Please retype the data in full and exactly; the pictures are not part of the copy.

▶ **Source material**
/---

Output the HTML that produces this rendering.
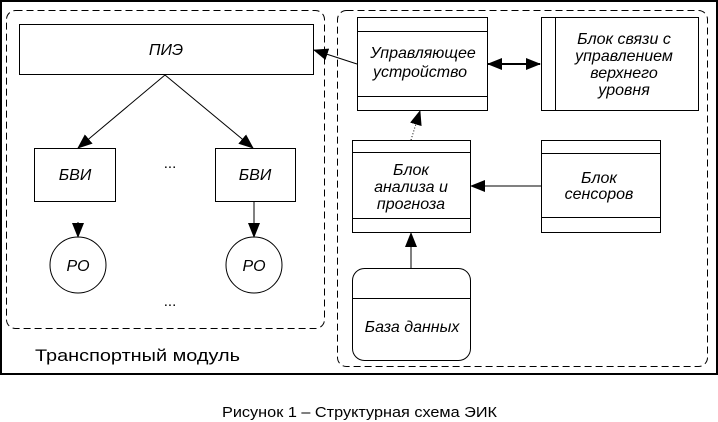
<!DOCTYPE html>
<html><head><meta charset="utf-8"><style>
html,body{margin:0;padding:0;background:#fff;width:718px;height:422px;overflow:hidden}
svg{display:block}
text{font-family:"Liberation Sans",sans-serif;fill:#000}
.i{font-style:italic;font-size:16px}
</style></head><body>
<svg width="718" height="422" viewBox="0 0 718 422">
<defs>
<marker id="a" markerWidth="15" markerHeight="12" refX="14" refY="6" orient="auto" markerUnits="userSpaceOnUse"><path d="M0,0 L15,6 L0,12 z" fill="#000"/></marker>
<marker id="b" markerWidth="15" markerHeight="12" refX="1" refY="6" orient="auto" markerUnits="userSpaceOnUse"><path d="M15,0 L0,6 L15,12 z" fill="#000"/></marker>
</defs>
<rect x="1" y="1" width="716" height="373" fill="none" stroke="#000" stroke-width="2"/>
<rect x="6.5" y="10.5" width="318" height="318" rx="9" fill="none" stroke="#000" stroke-dasharray="7,4"/>
<rect x="337.5" y="10.5" width="370" height="356" rx="9" fill="none" stroke="#000" stroke-dasharray="7,4"/>
<g fill="#fff" stroke="#000">
<rect x="19.5" y="24.5" width="294" height="50"/>
<rect x="34.5" y="148.5" width="81" height="53"/>
<rect x="215.5" y="148.5" width="80" height="53"/>
<circle cx="78" cy="265" r="28"/>
<circle cx="254" cy="265" r="28"/>
<rect x="357.5" y="17.5" width="130" height="93"/>
<rect x="541.5" y="17.5" width="157" height="93"/>
<rect x="352.5" y="140.5" width="118" height="92"/>
<rect x="541.5" y="140.5" width="119" height="92"/>
<rect x="352.5" y="268.5" width="118" height="92" rx="12"/>
</g>
<g stroke="#000" fill="none">
<path d="M357 31.5H487M357 96.5H487M555.5 17V110M352 152.5H470M352 218.5H470M541 153.5H660M541 217.5H660M352 298.5H470"/>
<line x1="165" y1="75" x2="78" y2="148" marker-end="url(#a)"/>
<line x1="165" y1="75" x2="253" y2="148" marker-end="url(#a)"/>
<line x1="78" y1="222" x2="78" y2="237" marker-end="url(#a)"/>
<line x1="254" y1="201" x2="254" y2="237" marker-end="url(#a)"/>
<line x1="357" y1="64" x2="314" y2="50" marker-end="url(#a)"/>
<line x1="488" y1="64" x2="540" y2="64" stroke-width="2" marker-start="url(#b)" marker-end="url(#a)"/>
<line x1="541" y1="186" x2="471" y2="186" marker-end="url(#a)"/>
<line x1="411" y1="268" x2="411" y2="233" marker-end="url(#a)"/>
<line x1="411" y1="140" x2="420" y2="111" stroke-dasharray="1,2" marker-end="url(#a)"/>
</g>
<g class="i" text-anchor="middle">
<text x="166" y="55">ПИЭ</text>
<text x="75" y="180">БВИ</text>
<text x="255" y="180">БВИ</text>
<text x="78" y="271">РО</text>
<text x="254" y="271">РО</text>
<text x="423" y="58">Управляющее</text>
<text x="420" y="77">устройство</text>
<text x="624" y="44">Блок связи с</text>
<text x="624" y="61">управлением</text>
<text x="624" y="78">верхнего</text>
<text x="624" y="95">уровня</text>
<text x="411" y="175">Блок</text>
<text x="411" y="192">анализа и</text>
<text x="411" y="209">прогноза</text>
<text x="599" y="183">Блок</text>
<text x="599" y="199">сенсоров</text>
<text x="412" y="332">База данных</text>
</g>
<text x="170" y="168" font-size="15" text-anchor="middle">...</text>
<text x="170" y="306" font-size="15" text-anchor="middle">...</text>
<text x="35" y="361" font-size="17" textLength="205" lengthAdjust="spacingAndGlyphs">Транспортный модуль</text>
<text x="222" y="417" font-size="15" textLength="275" lengthAdjust="spacingAndGlyphs">Рисунок 1 – Структурная схема ЭИК</text>
</svg>
</body></html>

\---

▶ **Complete answer**
Output the HTML that produces this rendering.
<!DOCTYPE html>
<html><head><meta charset="utf-8"><style>
html,body{margin:0;padding:0;background:#fff;width:718px;height:422px;overflow:hidden}
svg{display:block}
text{font-family:"Liberation Sans",sans-serif;fill:#000}
.i{font-style:italic;font-size:16px}
</style></head><body>
<svg width="718" height="422" viewBox="0 0 718 422">
<defs>
<marker id="a" markerWidth="15" markerHeight="12" refX="14" refY="6" orient="auto" markerUnits="userSpaceOnUse"><path d="M0,0 L15,6 L0,12 z" fill="#000"/></marker>
<marker id="b" markerWidth="15" markerHeight="12" refX="1" refY="6" orient="auto" markerUnits="userSpaceOnUse"><path d="M15,0 L0,6 L15,12 z" fill="#000"/></marker>
</defs>
<rect x="1" y="1" width="716" height="373" fill="none" stroke="#000" stroke-width="2"/>
<rect x="6.5" y="10.5" width="318" height="318" rx="9" fill="none" stroke="#000" stroke-dasharray="7,4"/>
<rect x="337.5" y="10.5" width="370" height="356" rx="9" fill="none" stroke="#000" stroke-dasharray="7,4"/>
<g fill="#fff" stroke="#000">
<rect x="19.5" y="24.5" width="294" height="50"/>
<rect x="34.5" y="148.5" width="81" height="53"/>
<rect x="215.5" y="148.5" width="80" height="53"/>
<circle cx="78" cy="265" r="28"/>
<circle cx="254" cy="265" r="28"/>
<rect x="357.5" y="17.5" width="130" height="93"/>
<rect x="541.5" y="17.5" width="157" height="93"/>
<rect x="352.5" y="140.5" width="118" height="92"/>
<rect x="541.5" y="140.5" width="119" height="92"/>
<rect x="352.5" y="268.5" width="118" height="92" rx="12"/>
</g>
<g stroke="#000" fill="none">
<path d="M357 31.5H487M357 96.5H487M555.5 17V110M352 152.5H470M352 218.5H470M541 153.5H660M541 217.5H660M352 298.5H470"/>
<line x1="165" y1="75" x2="78" y2="148" marker-end="url(#a)"/>
<line x1="165" y1="75" x2="253" y2="148" marker-end="url(#a)"/>
<line x1="78" y1="222" x2="78" y2="237" marker-end="url(#a)"/>
<line x1="254" y1="201" x2="254" y2="237" marker-end="url(#a)"/>
<line x1="357" y1="64" x2="314" y2="50" marker-end="url(#a)"/>
<line x1="488" y1="64" x2="540" y2="64" stroke-width="2" marker-start="url(#b)" marker-end="url(#a)"/>
<line x1="541" y1="186" x2="471" y2="186" marker-end="url(#a)"/>
<line x1="411" y1="268" x2="411" y2="233" marker-end="url(#a)"/>
<line x1="411" y1="140" x2="420" y2="111" stroke-dasharray="1,2" marker-end="url(#a)"/>
</g>
<g class="i" text-anchor="middle">
<text x="166" y="55">ПИЭ</text>
<text x="75" y="180">БВИ</text>
<text x="255" y="180">БВИ</text>
<text x="78" y="271">РО</text>
<text x="254" y="271">РО</text>
<text x="423" y="58">Управляющее</text>
<text x="420" y="77">устройство</text>
<text x="624" y="44">Блок связи с</text>
<text x="624" y="61">управлением</text>
<text x="624" y="78">верхнего</text>
<text x="624" y="95">уровня</text>
<text x="411" y="175">Блок</text>
<text x="411" y="192">анализа и</text>
<text x="411" y="209">прогноза</text>
<text x="599" y="183">Блок</text>
<text x="599" y="199">сенсоров</text>
<text x="412" y="332">База данных</text>
</g>
<text x="170" y="168" font-size="15" text-anchor="middle">...</text>
<text x="170" y="306" font-size="15" text-anchor="middle">...</text>
<text x="35" y="361" font-size="17" textLength="205" lengthAdjust="spacingAndGlyphs">Транспортный модуль</text>
<text x="222" y="417" font-size="15" textLength="275" lengthAdjust="spacingAndGlyphs">Рисунок 1 – Структурная схема ЭИК</text>
</svg>
</body></html>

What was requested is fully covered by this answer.